To evaluate the predictive power of these heuristics, we also run Engle-Granger and Johansen cointegration tests using statsmodels
for the preceding pairs. This takes place in the loop in the second half of compute_pair_metrics()
.
We first estimate the optimal number of lags that we need to specify for the Johansen test. For both tests, we assume that the cointegrated series (the spread) may have an intercept different from zero but no trend:
Engle-Granger vs Johansen: how do their findings compare?
To check for the significance of the cointegration tests, we compare the Johansen trace statistic for rank 0 and 1 to their respective critical values and obtain the Engle-Granger p-value.
We follow the recommendation by Gonzalo and Lee (1998) to apply both tests and accept pairs where they agree. The authors suggest additional due diligence in case of disagreement, which we are going to skip.
For the over 46,000 pairs across both sample periods, the Johansen test considers 3.2 percent of the relationships as significant, while the Engle-Granger considers 6.5 percent. They agree on 366 pairs (results may change with new data downloaded from stooq).
Evaluate Heuristics
How well do the heuristics predict significant cointegration?
When we compare the distributions of the heuristics for series that are cointegrated according to both tests with the remainder that is not, volatility and drift are indeed lower (in absolute terms). Figure 9.14 shows that the picture is less clear for the two correlation measures:
Logistic Regression
To evaluate the predictive accuracy of the heuristics, we first run a logistic regression model with these features to predict significant cointegration. It achieves an area-under-the-curve (AUC) cross-validation score of 0.815; excluding the correlation metrics, it still scores 0.804. A decision tree does slightly better at AUC=0.821, with or without the correlation features.

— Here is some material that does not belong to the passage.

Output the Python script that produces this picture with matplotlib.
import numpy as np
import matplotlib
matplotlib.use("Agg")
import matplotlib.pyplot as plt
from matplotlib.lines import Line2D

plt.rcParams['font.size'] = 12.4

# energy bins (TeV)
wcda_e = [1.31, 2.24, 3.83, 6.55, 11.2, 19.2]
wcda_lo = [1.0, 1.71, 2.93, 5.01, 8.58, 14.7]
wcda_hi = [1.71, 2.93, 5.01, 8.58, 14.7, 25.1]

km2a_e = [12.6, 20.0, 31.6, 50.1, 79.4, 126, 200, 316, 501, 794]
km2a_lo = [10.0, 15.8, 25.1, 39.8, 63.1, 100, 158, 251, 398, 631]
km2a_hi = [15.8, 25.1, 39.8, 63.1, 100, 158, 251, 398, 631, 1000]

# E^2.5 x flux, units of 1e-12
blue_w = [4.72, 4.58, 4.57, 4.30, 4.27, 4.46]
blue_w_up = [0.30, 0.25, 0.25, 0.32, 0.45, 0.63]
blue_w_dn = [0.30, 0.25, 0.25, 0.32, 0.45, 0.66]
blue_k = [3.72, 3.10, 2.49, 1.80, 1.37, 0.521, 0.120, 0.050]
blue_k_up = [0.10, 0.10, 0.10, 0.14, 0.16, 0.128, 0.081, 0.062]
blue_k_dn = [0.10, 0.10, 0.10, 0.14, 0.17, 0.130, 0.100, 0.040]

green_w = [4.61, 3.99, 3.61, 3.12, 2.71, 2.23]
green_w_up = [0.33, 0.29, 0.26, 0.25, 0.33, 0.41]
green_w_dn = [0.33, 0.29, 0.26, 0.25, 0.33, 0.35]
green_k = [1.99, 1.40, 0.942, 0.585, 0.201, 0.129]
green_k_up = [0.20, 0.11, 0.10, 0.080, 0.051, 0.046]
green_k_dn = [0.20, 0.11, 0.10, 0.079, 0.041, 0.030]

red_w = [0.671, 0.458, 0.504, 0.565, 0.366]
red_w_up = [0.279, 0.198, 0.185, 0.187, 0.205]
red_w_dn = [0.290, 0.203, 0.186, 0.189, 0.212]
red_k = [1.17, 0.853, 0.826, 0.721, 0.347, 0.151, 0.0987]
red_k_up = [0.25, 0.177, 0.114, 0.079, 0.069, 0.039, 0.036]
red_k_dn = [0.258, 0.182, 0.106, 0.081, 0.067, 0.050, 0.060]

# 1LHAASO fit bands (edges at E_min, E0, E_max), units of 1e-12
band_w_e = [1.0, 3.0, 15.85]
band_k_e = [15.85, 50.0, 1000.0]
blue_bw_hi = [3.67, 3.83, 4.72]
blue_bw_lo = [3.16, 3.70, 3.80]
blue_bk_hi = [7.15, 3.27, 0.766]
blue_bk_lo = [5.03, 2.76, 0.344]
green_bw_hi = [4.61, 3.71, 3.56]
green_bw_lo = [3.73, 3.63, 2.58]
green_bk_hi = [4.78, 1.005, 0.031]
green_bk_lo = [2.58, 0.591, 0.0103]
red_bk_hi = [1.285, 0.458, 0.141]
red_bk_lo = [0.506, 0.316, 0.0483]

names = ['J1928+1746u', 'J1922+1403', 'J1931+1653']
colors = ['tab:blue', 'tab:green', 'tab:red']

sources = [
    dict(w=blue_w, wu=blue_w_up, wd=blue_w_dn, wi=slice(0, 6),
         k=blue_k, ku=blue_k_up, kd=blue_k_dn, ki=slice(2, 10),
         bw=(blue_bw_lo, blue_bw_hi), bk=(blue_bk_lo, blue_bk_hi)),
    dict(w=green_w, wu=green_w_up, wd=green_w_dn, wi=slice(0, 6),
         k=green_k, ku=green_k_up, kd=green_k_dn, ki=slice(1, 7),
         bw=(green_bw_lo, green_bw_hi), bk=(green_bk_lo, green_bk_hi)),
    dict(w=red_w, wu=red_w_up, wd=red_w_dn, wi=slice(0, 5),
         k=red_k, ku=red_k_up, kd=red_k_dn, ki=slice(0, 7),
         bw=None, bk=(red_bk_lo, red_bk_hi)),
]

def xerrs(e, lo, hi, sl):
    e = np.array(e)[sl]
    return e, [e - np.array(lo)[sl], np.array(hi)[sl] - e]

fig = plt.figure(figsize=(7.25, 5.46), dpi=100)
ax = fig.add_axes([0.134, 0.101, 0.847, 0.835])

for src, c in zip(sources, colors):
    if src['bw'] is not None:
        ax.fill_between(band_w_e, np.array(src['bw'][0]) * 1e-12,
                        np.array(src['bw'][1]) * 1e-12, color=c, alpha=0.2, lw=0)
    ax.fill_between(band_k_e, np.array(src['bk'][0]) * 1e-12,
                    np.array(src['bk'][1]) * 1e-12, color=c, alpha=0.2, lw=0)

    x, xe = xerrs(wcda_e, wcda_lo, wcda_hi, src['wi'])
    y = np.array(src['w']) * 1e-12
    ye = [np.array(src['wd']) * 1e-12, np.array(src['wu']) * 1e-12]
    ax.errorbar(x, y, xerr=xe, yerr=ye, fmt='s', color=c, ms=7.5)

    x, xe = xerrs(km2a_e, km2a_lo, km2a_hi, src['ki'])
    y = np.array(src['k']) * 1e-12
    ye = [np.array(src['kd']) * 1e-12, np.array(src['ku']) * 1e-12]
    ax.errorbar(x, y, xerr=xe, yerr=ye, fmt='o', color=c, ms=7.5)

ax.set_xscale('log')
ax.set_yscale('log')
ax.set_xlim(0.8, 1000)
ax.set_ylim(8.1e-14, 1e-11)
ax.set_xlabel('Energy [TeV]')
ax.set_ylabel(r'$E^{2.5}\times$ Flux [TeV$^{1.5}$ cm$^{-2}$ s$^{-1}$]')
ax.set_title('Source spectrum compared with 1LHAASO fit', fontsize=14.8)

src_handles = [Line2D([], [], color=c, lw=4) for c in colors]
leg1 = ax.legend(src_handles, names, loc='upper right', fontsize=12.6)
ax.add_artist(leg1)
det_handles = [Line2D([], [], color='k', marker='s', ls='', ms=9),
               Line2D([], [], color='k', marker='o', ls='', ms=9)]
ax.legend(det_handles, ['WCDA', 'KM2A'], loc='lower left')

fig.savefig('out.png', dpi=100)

Not least due to the strong class imbalance, there are large numbers of false positives: correctly identifying 80 percent of the 366 cointegrated pairs implies over 16,500 false positives, but eliminates almost 30,000 of the candidates. See the notebook cointegration_ tests for additional detail.
The key takeaway is that distance heuristics can help screen a large universe more efficiently, but this comes at a cost of missing some cointegrated pairs and still requires substantial testing.